DIRECTION —
Output the material beneath this task exactly, images excluded.
------
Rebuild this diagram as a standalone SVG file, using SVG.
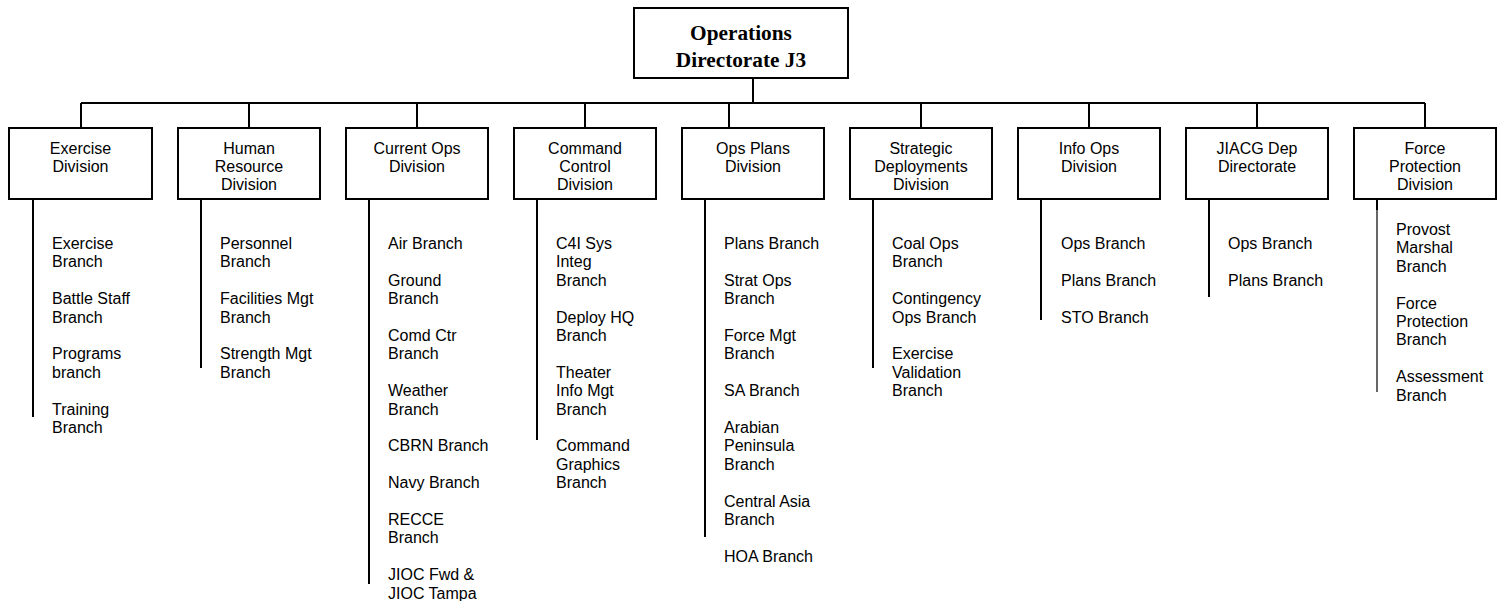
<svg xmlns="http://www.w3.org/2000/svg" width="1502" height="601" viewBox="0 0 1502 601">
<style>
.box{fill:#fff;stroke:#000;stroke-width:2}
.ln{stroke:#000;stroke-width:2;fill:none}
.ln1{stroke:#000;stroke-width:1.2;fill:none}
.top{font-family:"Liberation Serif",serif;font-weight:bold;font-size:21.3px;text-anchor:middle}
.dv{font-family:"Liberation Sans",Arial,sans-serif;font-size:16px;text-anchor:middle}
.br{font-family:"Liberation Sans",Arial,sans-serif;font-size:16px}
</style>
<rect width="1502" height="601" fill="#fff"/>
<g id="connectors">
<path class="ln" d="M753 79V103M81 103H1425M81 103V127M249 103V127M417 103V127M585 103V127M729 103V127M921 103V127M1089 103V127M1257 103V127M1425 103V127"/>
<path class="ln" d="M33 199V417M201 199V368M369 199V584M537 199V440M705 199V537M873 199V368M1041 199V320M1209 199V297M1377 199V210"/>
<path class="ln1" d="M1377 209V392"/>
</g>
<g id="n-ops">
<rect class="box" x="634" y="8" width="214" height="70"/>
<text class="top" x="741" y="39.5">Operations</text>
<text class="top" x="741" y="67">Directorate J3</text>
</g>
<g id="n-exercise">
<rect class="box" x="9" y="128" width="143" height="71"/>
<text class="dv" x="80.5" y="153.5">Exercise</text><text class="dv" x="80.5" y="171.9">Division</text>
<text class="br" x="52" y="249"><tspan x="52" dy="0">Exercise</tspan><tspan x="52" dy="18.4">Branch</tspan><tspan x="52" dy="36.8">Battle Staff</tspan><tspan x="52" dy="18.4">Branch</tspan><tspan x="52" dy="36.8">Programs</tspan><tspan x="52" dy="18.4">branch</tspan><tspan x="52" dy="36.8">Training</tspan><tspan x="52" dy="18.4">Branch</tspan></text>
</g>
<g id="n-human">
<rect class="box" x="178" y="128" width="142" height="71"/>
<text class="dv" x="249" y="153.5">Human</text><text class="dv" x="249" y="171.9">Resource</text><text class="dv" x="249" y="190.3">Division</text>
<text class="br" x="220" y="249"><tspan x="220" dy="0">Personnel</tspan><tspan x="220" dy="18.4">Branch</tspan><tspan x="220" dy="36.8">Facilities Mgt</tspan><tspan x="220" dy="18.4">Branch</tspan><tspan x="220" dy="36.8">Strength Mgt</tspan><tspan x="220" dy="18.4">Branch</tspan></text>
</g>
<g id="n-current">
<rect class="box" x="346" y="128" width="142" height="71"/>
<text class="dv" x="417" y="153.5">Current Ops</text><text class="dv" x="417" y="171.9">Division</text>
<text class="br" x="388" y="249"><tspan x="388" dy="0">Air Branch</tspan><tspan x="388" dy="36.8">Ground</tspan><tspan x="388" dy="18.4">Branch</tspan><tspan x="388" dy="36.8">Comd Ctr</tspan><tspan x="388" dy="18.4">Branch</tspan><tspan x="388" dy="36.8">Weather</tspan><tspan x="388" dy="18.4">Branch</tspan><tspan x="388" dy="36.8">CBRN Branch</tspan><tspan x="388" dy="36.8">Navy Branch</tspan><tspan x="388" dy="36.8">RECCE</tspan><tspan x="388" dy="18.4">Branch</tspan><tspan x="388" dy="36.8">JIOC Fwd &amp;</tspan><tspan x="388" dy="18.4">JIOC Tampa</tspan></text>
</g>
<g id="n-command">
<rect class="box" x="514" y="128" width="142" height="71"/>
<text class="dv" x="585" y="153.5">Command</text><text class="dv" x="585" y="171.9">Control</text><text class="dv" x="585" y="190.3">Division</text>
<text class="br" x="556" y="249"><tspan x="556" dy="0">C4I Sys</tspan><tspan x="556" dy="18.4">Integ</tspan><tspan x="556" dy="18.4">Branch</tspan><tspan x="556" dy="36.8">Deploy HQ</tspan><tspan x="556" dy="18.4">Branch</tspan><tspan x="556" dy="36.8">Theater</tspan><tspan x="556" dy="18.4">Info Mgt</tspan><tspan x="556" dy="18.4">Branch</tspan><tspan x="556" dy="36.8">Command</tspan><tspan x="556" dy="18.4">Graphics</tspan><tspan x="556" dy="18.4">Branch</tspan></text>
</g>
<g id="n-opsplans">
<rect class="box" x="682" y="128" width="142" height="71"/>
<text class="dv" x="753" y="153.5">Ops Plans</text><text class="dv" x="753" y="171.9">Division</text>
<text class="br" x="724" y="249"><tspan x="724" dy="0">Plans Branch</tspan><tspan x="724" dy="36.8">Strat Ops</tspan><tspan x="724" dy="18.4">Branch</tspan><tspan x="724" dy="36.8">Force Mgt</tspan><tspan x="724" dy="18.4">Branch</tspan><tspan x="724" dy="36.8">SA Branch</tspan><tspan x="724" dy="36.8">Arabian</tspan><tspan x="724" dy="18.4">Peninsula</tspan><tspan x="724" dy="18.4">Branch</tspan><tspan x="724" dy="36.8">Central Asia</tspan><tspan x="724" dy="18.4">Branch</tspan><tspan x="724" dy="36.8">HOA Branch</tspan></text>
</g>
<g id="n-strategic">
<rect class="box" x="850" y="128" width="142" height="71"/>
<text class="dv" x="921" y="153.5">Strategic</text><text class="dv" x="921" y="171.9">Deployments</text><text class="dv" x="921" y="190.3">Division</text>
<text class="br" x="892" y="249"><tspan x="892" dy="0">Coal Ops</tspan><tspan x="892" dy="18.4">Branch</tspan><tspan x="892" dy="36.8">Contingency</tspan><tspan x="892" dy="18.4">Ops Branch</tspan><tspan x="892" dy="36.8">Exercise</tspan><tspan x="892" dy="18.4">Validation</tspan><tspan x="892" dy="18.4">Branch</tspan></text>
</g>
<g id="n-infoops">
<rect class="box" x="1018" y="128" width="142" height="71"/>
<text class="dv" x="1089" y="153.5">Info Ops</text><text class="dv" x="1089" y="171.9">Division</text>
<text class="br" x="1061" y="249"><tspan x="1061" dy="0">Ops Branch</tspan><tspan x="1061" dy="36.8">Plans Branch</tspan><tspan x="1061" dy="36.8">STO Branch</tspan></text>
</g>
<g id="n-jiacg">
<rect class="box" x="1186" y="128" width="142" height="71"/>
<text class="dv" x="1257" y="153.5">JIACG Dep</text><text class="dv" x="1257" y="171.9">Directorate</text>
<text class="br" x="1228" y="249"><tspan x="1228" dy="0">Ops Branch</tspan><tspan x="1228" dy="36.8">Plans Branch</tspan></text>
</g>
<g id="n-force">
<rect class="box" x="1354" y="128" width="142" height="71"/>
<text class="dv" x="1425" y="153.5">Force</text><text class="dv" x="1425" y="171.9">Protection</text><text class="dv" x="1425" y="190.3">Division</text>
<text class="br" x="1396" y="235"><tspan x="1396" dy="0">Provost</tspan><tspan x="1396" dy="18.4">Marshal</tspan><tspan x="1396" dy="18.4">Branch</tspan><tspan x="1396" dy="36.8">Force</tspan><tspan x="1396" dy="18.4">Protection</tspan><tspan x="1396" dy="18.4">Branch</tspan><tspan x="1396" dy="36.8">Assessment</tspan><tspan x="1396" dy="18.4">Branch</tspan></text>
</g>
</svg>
------
WRITTEN RESPONSE —
Rebuild this diagram as a standalone SVG file, using SVG.
<svg xmlns="http://www.w3.org/2000/svg" width="1502" height="601" viewBox="0 0 1502 601">
<style>
.box{fill:#fff;stroke:#000;stroke-width:2}
.ln{stroke:#000;stroke-width:2;fill:none}
.ln1{stroke:#000;stroke-width:1.2;fill:none}
.top{font-family:"Liberation Serif",serif;font-weight:bold;font-size:21.3px;text-anchor:middle}
.dv{font-family:"Liberation Sans",Arial,sans-serif;font-size:16px;text-anchor:middle}
.br{font-family:"Liberation Sans",Arial,sans-serif;font-size:16px}
</style>
<rect width="1502" height="601" fill="#fff"/>
<g id="connectors">
<path class="ln" d="M753 79V103M81 103H1425M81 103V127M249 103V127M417 103V127M585 103V127M729 103V127M921 103V127M1089 103V127M1257 103V127M1425 103V127"/>
<path class="ln" d="M33 199V417M201 199V368M369 199V584M537 199V440M705 199V537M873 199V368M1041 199V320M1209 199V297M1377 199V210"/>
<path class="ln1" d="M1377 209V392"/>
</g>
<g id="n-ops">
<rect class="box" x="634" y="8" width="214" height="70"/>
<text class="top" x="741" y="39.5">Operations</text>
<text class="top" x="741" y="67">Directorate J3</text>
</g>
<g id="n-exercise">
<rect class="box" x="9" y="128" width="143" height="71"/>
<text class="dv" x="80.5" y="153.5">Exercise</text><text class="dv" x="80.5" y="171.9">Division</text>
<text class="br" x="52" y="249"><tspan x="52" dy="0">Exercise</tspan><tspan x="52" dy="18.4">Branch</tspan><tspan x="52" dy="36.8">Battle Staff</tspan><tspan x="52" dy="18.4">Branch</tspan><tspan x="52" dy="36.8">Programs</tspan><tspan x="52" dy="18.4">branch</tspan><tspan x="52" dy="36.8">Training</tspan><tspan x="52" dy="18.4">Branch</tspan></text>
</g>
<g id="n-human">
<rect class="box" x="178" y="128" width="142" height="71"/>
<text class="dv" x="249" y="153.5">Human</text><text class="dv" x="249" y="171.9">Resource</text><text class="dv" x="249" y="190.3">Division</text>
<text class="br" x="220" y="249"><tspan x="220" dy="0">Personnel</tspan><tspan x="220" dy="18.4">Branch</tspan><tspan x="220" dy="36.8">Facilities Mgt</tspan><tspan x="220" dy="18.4">Branch</tspan><tspan x="220" dy="36.8">Strength Mgt</tspan><tspan x="220" dy="18.4">Branch</tspan></text>
</g>
<g id="n-current">
<rect class="box" x="346" y="128" width="142" height="71"/>
<text class="dv" x="417" y="153.5">Current Ops</text><text class="dv" x="417" y="171.9">Division</text>
<text class="br" x="388" y="249"><tspan x="388" dy="0">Air Branch</tspan><tspan x="388" dy="36.8">Ground</tspan><tspan x="388" dy="18.4">Branch</tspan><tspan x="388" dy="36.8">Comd Ctr</tspan><tspan x="388" dy="18.4">Branch</tspan><tspan x="388" dy="36.8">Weather</tspan><tspan x="388" dy="18.4">Branch</tspan><tspan x="388" dy="36.8">CBRN Branch</tspan><tspan x="388" dy="36.8">Navy Branch</tspan><tspan x="388" dy="36.8">RECCE</tspan><tspan x="388" dy="18.4">Branch</tspan><tspan x="388" dy="36.8">JIOC Fwd &amp;</tspan><tspan x="388" dy="18.4">JIOC Tampa</tspan></text>
</g>
<g id="n-command">
<rect class="box" x="514" y="128" width="142" height="71"/>
<text class="dv" x="585" y="153.5">Command</text><text class="dv" x="585" y="171.9">Control</text><text class="dv" x="585" y="190.3">Division</text>
<text class="br" x="556" y="249"><tspan x="556" dy="0">C4I Sys</tspan><tspan x="556" dy="18.4">Integ</tspan><tspan x="556" dy="18.4">Branch</tspan><tspan x="556" dy="36.8">Deploy HQ</tspan><tspan x="556" dy="18.4">Branch</tspan><tspan x="556" dy="36.8">Theater</tspan><tspan x="556" dy="18.4">Info Mgt</tspan><tspan x="556" dy="18.4">Branch</tspan><tspan x="556" dy="36.8">Command</tspan><tspan x="556" dy="18.4">Graphics</tspan><tspan x="556" dy="18.4">Branch</tspan></text>
</g>
<g id="n-opsplans">
<rect class="box" x="682" y="128" width="142" height="71"/>
<text class="dv" x="753" y="153.5">Ops Plans</text><text class="dv" x="753" y="171.9">Division</text>
<text class="br" x="724" y="249"><tspan x="724" dy="0">Plans Branch</tspan><tspan x="724" dy="36.8">Strat Ops</tspan><tspan x="724" dy="18.4">Branch</tspan><tspan x="724" dy="36.8">Force Mgt</tspan><tspan x="724" dy="18.4">Branch</tspan><tspan x="724" dy="36.8">SA Branch</tspan><tspan x="724" dy="36.8">Arabian</tspan><tspan x="724" dy="18.4">Peninsula</tspan><tspan x="724" dy="18.4">Branch</tspan><tspan x="724" dy="36.8">Central Asia</tspan><tspan x="724" dy="18.4">Branch</tspan><tspan x="724" dy="36.8">HOA Branch</tspan></text>
</g>
<g id="n-strategic">
<rect class="box" x="850" y="128" width="142" height="71"/>
<text class="dv" x="921" y="153.5">Strategic</text><text class="dv" x="921" y="171.9">Deployments</text><text class="dv" x="921" y="190.3">Division</text>
<text class="br" x="892" y="249"><tspan x="892" dy="0">Coal Ops</tspan><tspan x="892" dy="18.4">Branch</tspan><tspan x="892" dy="36.8">Contingency</tspan><tspan x="892" dy="18.4">Ops Branch</tspan><tspan x="892" dy="36.8">Exercise</tspan><tspan x="892" dy="18.4">Validation</tspan><tspan x="892" dy="18.4">Branch</tspan></text>
</g>
<g id="n-infoops">
<rect class="box" x="1018" y="128" width="142" height="71"/>
<text class="dv" x="1089" y="153.5">Info Ops</text><text class="dv" x="1089" y="171.9">Division</text>
<text class="br" x="1061" y="249"><tspan x="1061" dy="0">Ops Branch</tspan><tspan x="1061" dy="36.8">Plans Branch</tspan><tspan x="1061" dy="36.8">STO Branch</tspan></text>
</g>
<g id="n-jiacg">
<rect class="box" x="1186" y="128" width="142" height="71"/>
<text class="dv" x="1257" y="153.5">JIACG Dep</text><text class="dv" x="1257" y="171.9">Directorate</text>
<text class="br" x="1228" y="249"><tspan x="1228" dy="0">Ops Branch</tspan><tspan x="1228" dy="36.8">Plans Branch</tspan></text>
</g>
<g id="n-force">
<rect class="box" x="1354" y="128" width="142" height="71"/>
<text class="dv" x="1425" y="153.5">Force</text><text class="dv" x="1425" y="171.9">Protection</text><text class="dv" x="1425" y="190.3">Division</text>
<text class="br" x="1396" y="235"><tspan x="1396" dy="0">Provost</tspan><tspan x="1396" dy="18.4">Marshal</tspan><tspan x="1396" dy="18.4">Branch</tspan><tspan x="1396" dy="36.8">Force</tspan><tspan x="1396" dy="18.4">Protection</tspan><tspan x="1396" dy="18.4">Branch</tspan><tspan x="1396" dy="36.8">Assessment</tspan><tspan x="1396" dy="18.4">Branch</tspan></text>
</g>
</svg>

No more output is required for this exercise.